Leave out the pictures and transcribe everything else exactly.

- - -

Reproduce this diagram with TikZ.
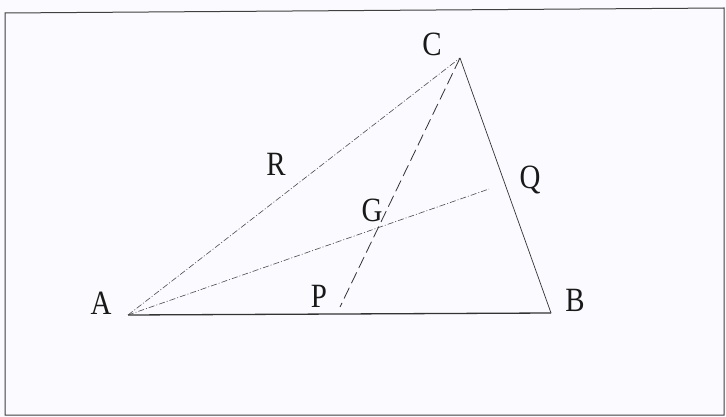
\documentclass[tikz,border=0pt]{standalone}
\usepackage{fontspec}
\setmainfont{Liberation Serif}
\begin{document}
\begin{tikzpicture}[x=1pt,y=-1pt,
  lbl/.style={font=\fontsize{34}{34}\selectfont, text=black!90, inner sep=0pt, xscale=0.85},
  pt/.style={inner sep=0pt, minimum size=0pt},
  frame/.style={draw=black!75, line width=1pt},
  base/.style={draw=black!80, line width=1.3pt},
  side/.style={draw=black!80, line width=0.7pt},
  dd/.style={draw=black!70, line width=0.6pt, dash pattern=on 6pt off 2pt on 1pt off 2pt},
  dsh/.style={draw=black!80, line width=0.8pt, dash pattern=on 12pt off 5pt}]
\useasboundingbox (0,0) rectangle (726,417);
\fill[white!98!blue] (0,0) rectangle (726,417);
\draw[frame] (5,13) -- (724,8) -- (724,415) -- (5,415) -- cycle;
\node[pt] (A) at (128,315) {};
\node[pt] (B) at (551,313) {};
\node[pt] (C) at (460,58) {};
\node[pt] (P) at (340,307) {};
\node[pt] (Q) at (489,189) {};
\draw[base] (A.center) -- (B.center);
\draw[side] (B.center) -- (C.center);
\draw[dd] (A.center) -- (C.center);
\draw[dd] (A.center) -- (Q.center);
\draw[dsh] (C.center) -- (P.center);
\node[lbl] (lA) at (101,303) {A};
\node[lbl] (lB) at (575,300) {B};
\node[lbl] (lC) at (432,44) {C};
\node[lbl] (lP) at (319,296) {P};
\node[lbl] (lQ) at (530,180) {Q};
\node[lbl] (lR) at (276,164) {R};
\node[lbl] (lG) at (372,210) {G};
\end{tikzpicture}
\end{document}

- - -

- Answer for this exercise -
Reproduce this diagram with TikZ.
\documentclass[tikz,border=0pt]{standalone}
\usepackage{fontspec}
\setmainfont{Liberation Serif}
\begin{document}
\begin{tikzpicture}[x=1pt,y=-1pt,
  lbl/.style={font=\fontsize{34}{34}\selectfont, text=black!90, inner sep=0pt, xscale=0.85},
  pt/.style={inner sep=0pt, minimum size=0pt},
  frame/.style={draw=black!75, line width=1pt},
  base/.style={draw=black!80, line width=1.3pt},
  side/.style={draw=black!80, line width=0.7pt},
  dd/.style={draw=black!70, line width=0.6pt, dash pattern=on 6pt off 2pt on 1pt off 2pt},
  dsh/.style={draw=black!80, line width=0.8pt, dash pattern=on 12pt off 5pt}]
\useasboundingbox (0,0) rectangle (726,417);
\fill[white!98!blue] (0,0) rectangle (726,417);
\draw[frame] (5,13) -- (724,8) -- (724,415) -- (5,415) -- cycle;
\node[pt] (A) at (128,315) {};
\node[pt] (B) at (551,313) {};
\node[pt] (C) at (460,58) {};
\node[pt] (P) at (340,307) {};
\node[pt] (Q) at (489,189) {};
\draw[base] (A.center) -- (B.center);
\draw[side] (B.center) -- (C.center);
\draw[dd] (A.center) -- (C.center);
\draw[dd] (A.center) -- (Q.center);
\draw[dsh] (C.center) -- (P.center);
\node[lbl] (lA) at (101,303) {A};
\node[lbl] (lB) at (575,300) {B};
\node[lbl] (lC) at (432,44) {C};
\node[lbl] (lP) at (319,296) {P};
\node[lbl] (lQ) at (530,180) {Q};
\node[lbl] (lR) at (276,164) {R};
\node[lbl] (lG) at (372,210) {G};
\end{tikzpicture}
\end{document}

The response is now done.